“Bad Blood: Secrets and Lies in a Silicon Valley Startup” by John Carreyou
In the times that I have had to review and consider technology investments, I occurs to me that the difficulty is in distinguishing between nascent technology and scams. In one sense, world-disrupting technological investment is a form of delusion that a group of people armed with sufficient capital can radically change an existing industry or fix a wicked problem. This delusion, when it does not result in success, feels like a scam to the investors. In the other sense, we as a society, have addressed most of the ‘easy’ problems and if only wicked problems remain, financing people to try outlandish things might be the only way forward. Its a strange dichotomy that all startups might be scams (i.e. promising outlandish things or even lying to get resources) until they are definitely successful.
In Theranos’ case, they intended to develop blood testing equipment aiming to change how the health system was structured in addition to how we, as a society, test ourselves for a range of health indicators. Its hard not to think about the progression through Theranos’ equipment to Star Trek’s fabled tricorder. It was, in its early days, a form of option in a radically altered health system.
However the story of Theranos, the blood testing startup once valued at around $9bill and described in Bad Blood by John Carreyou, is positioned as a tale of greed, arrogance, manipulation and intimidation. This positioning is borne out by the large amount of evidence that the founder as well as her executives and board acted in seemingly unethical, and potentially illegal, ways particularly in the last years of its operation.

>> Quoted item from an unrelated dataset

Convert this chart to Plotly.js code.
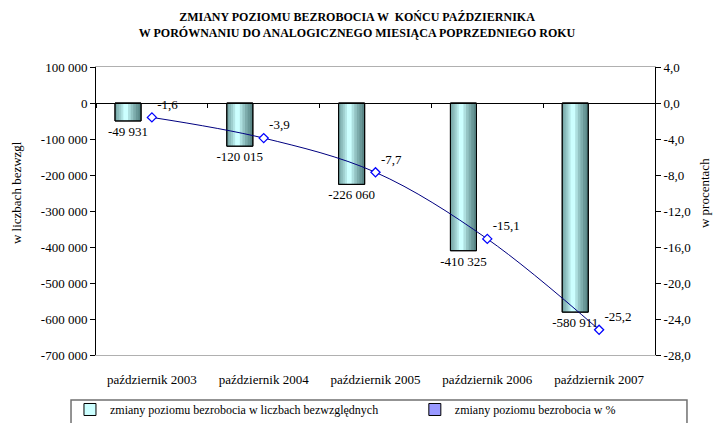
<!DOCTYPE html>
<html>
<head>
<meta charset="utf-8">
<script src="https://cdn.plot.ly/plotly-3.0.1.min.js"></script>
<style>
  html, body { margin: 0; padding: 0; background: #fff; }
  #chart { width: 714px; height: 423px; }
</style>
</head>
<body>
<div id="chart"></div>
<script>
// data
const months = ['październik 2003', 'październik 2004', 'październik 2005', 'październik 2006', 'październik 2007'];
const absChange = [-49931, -120015, -226060, -410325, -580911];
const pctChange = [-1.6, -3.9, -7.7, -15.1, -25.2];
const leftTicks = [100000, 0, -100000, -200000, -300000, -400000, -500000, -600000, -700000];
const rightTicks = [4, 0, -4, -8, -12, -16, -20, -24, -28];

const absName = 'zmiany poziomu bezrobocia w liczbach bezwzględnych';
const pctName = 'zmiany poziomu bezrobocia w %';

function fmtInt(v) {
    const s = String(Math.abs(Math.round(v))).replace(/\B(?=(\d{3})+(?!\d))/g, ' ');
    return (v < 0 ? '-' : '') + s;
}
function fmtPct(v) {
    return v.toFixed(1).replace('.', ',');
}

const serif = 'Liberation Serif';

// bar geometry (category units), bars sit left of the category centre
const barW = 0.233;
const barL = -0.33;

const traces = [];

// main bar with label + legend entry
traces.push({
    type: 'bar', name: absName, x: months, y: absChange,
    xaxis: 'x', yaxis: 'y', legend: 'legend',
    width: barW, offset: barL,
    marker: { color: '#ccffff', line: { color: '#000', width: 1 } },
    text: absChange.map(fmtInt), textposition: 'outside', constraintext: 'none',
    textfont: { family: serif, size: 13, color: '#000' },
    cliponaxis: false, hoverinfo: 'skip'
});

// shading strips to fake the cylinder gradient
for (let k = 1; k <= 4; k++) {
    const w = barW * 0.08 * k;
    traces.push({
        type: 'bar', x: months, y: absChange, showlegend: false, hoverinfo: 'skip',
        width: w, offset: barL,
        marker: { color: 'rgba(30,70,70,0.14)', line: { width: 0 } }
    });
}
for (let k = 1; k <= 5; k++) {
    const w = barW * 0.1 * k;
    traces.push({
        type: 'bar', x: months, y: absChange, showlegend: false, hoverinfo: 'skip',
        width: w, offset: barL + barW - w,
        marker: { color: 'rgba(0,40,40,0.15)', line: { width: 0 } }
    });
}
// outline on top
traces.push({
    type: 'bar', x: months, y: absChange, showlegend: false, hoverinfo: 'skip',
    width: barW, offset: barL,
    marker: { color: 'rgba(0,0,0,0)', line: { color: '#000', width: 1 } }
});

// legend entry for the percent series (square symbol like the original),
// put on a hidden axis so its bars fall outside the plot
traces.push({
    type: 'bar', name: pctName, x: months, y: pctChange,
    xaxis: 'x2', yaxis: 'y3', legend: 'legend2', hoverinfo: 'skip',
    marker: { color: '#9999ff', line: { color: '#000', width: 1 } }
});

// percent line
traces.push({
    type: 'scatter', mode: 'lines+markers+text', name: pctName, showlegend: false,
    x: months, y: pctChange, xaxis: 'x2', yaxis: 'y2',
    line: { color: '#000080', width: 1, shape: 'spline' },
    marker: { symbol: 'diamond', size: 7, color: '#fff', line: { color: '#0000ff', width: 1.3 } },
    text: pctChange.map(fmtPct), textposition: 'top right',
    textfont: { family: serif, size: 13, color: '#000' },
    cliponaxis: false
});

const legendBase = {
    orientation: 'h',
    xref: 'container', xanchor: 'left',
    yref: 'container', y: 0.0662, yanchor: 'top',
    bgcolor: 'rgba(0,0,0,0)', borderwidth: 0,
    itemwidth: 30,
    font: { family: serif, size: 12, color: '#000' }
};

const layout = {
    width: 714, height: 423,
    margin: { l: 96, r: 59, t: 67, b: 68 },
    paper_bgcolor: '#fff', plot_bgcolor: '#fff',
    font: { family: serif, size: 13, color: '#000' },
    barmode: 'overlay',
    showlegend: true,
    title: {
        text: 'ZMIANY POZIOMU BEZROBOCIA W  KOŃCU PAŹDZIERNIKA<br>W PORÓWNANIU DO ANALOGICZNEGO MIESIĄCA POPRZEDNIEGO ROKU',
        font: { family: serif, size: 12, weight: 'bold', color: '#000' },
        xref: 'container', x: 0.5, xanchor: 'center',
        yref: 'container', y: 0.95, yanchor: 'top'
    },
    xaxis: {
        type: 'category', anchor: 'free', position: 0.875,
        showline: true, linecolor: '#000', linewidth: 1,
        ticks: 'outside', tickson: 'boundaries', ticklen: 4, tickcolor: '#000',
        showticklabels: false, showgrid: false, zeroline: false,
        range: [-0.5, 4.5]
    },
    xaxis2: {
        type: 'category', overlaying: 'x', anchor: 'y', side: 'bottom',
        showline: true, linecolor: '#b0b0b0', linewidth: 1, mirror: true,
        ticks: '', showgrid: false, zeroline: false,
        ticklabelstandoff: 12,
        tickfont: { family: serif, size: 13, color: '#000' },
        range: [-0.5, 4.5]
    },
    yaxis: {
        range: [-700000, 100000],
        tickvals: leftTicks, ticktext: leftTicks.map(fmtInt),
        showline: true, linecolor: '#000', linewidth: 1,
        ticks: 'outside', ticklen: 5, tickcolor: '#000',
        showgrid: false, zeroline: false,
        tickfont: { family: serif, size: 13, color: '#000' }
    },
    yaxis2: {
        overlaying: 'y', side: 'right', anchor: 'x',
        range: [-28, 4],
        tickvals: rightTicks, ticktext: rightTicks.map(fmtPct),
        showline: true, linecolor: '#000', linewidth: 1,
        ticks: 'outside', ticklen: 5, tickcolor: '#000',
        showgrid: false, zeroline: false,
        tickfont: { family: serif, size: 13, color: '#000' }
    },
    yaxis3: {
        overlaying: 'y', visible: false, range: [1000, 1001]
    },
    annotations: [
        { text: 'w liczbach bezwzgl', textangle: -90, showarrow: false,
          xref: 'paper', yref: 'paper', x: -0.143, y: 0.5625,
          xanchor: 'center', yanchor: 'middle', font: { family: serif, size: 13, color: '#000' } },
        { text: 'w procentach', textangle: -90, showarrow: false,
          xref: 'paper', yref: 'paper', x: 1.0877, y: 0.5625,
          xanchor: 'center', yanchor: 'middle', font: { family: serif, size: 13, color: '#000' } }
    ],
    // frame around both legend entries, running off the bottom edge like the original
    shapes: [
        { type: 'rect', xref: 'paper', yref: 'paper',
          x0: -0.0447, x1: 1.0572, y0: -0.1563, y1: -0.35,
          line: { color: '#707070', width: 1.5 }, fillcolor: 'rgba(0,0,0,0)' }
    ],
    legend: Object.assign({}, legendBase, { x: 0.098 }),
    legend2: Object.assign({}, legendBase, { x: 0.581 })
};

Plotly.newPlot('chart', traces, layout, { displayModeBar: false, staticPlot: true });
</script>
</body>
</html>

This narrative of evil startups helps the lazy part of my thinking because I struggle to be optimistic about technological investments. Of particular difficulty is that there is often a binary positioning that you are either with us or against us (disrupter or incumbent) with startups. I don’t operate well under weak ambiguity so I generally become anti-disrupter and believe that most startups are scams. So to counter this, I find it easier to think about startups as real options. Options provide an ability but not the obligation for a future action. Investing in a startup is a form of options trading that provides the ability but not the obligation to profit from future change. Putting money into Theranos and then trying to protect/grow this business is a rational act for those who see the option value of Theranos given its potential for change in the vast healthcare system.
This doesn’t excuse the bad behavior but what we are left from Theranos is the uneasy feeling that, although the company ended up going bankrupt and is now at the centre of criminal and civil proceedings, the incentive system and even mental models of options trading for startups make it so that reckless behavior is rational up until there was little doubt that the business most closely resembles a scam.
If you also feel uneasy about this as I do, I would recommend ‘Doing Capitalism in the Innovation Economy‘ by William Janeway.